No tengo ni idea de cómo están las cosas ahora. Pero el arma absoluta es la televisión, desde luego estatal, pero no sólo, TFI, cadena privada, la más popular y la peor, se ha convertido en una gran productora de cine. La actitud del estado es perfectamente mafiosa. Imponen un porcentaje cada vez más importante de películas y telefilmes franceses en todas las cadenas, y en este caso no tienen la bofetada de la sala vacía, que la gente se duerma o “zapee”, tiene una importancia muy relativa.
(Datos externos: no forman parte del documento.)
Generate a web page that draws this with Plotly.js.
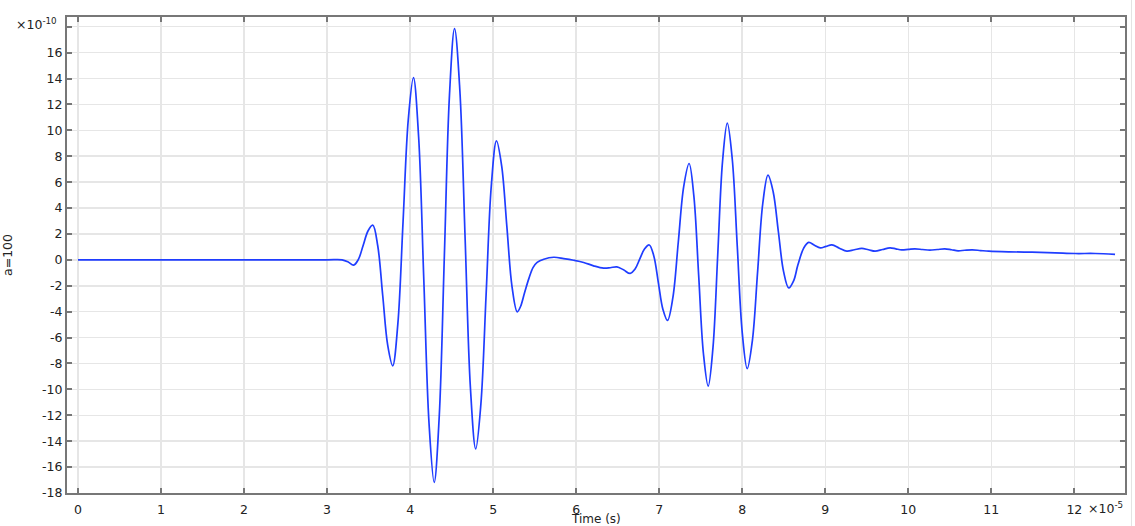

En cambio, la industria del cine sobrevive, y hoy apenas existe un proyecto de película, sin acuerdo previo de una o varias cadenas de televisión.. Y evidentemente, ese proyecto tiene que ser políticamente correcto. O si se prefiere, “socialmente útil”.
 
Existe, sin embargo, no una solución, porque en este terreno del arte y la cultura, no existen soluciones, y es imposible planificar el talento de los creadores, y aún menos su genio, como tantos pretenden hacerlo, pero bueno una medida de sentido común, de la que ya he hablado en otras ocasiones y que para resumir definiría así: suprimir al mismo tiempo todos los impuestos y tasas a la creación artística, y suprimir todas las subvenciones estatales a esa misma creación artística. El resultado sería abaratarlo todo, las entradas en los cines, teatros, salas de conciertos, danzas y ópera, museos, sin que el funcionario de turno en el ministerio te imponga sus criterios, porque él es quien dispone del dinero. Porque a eso se resume todo.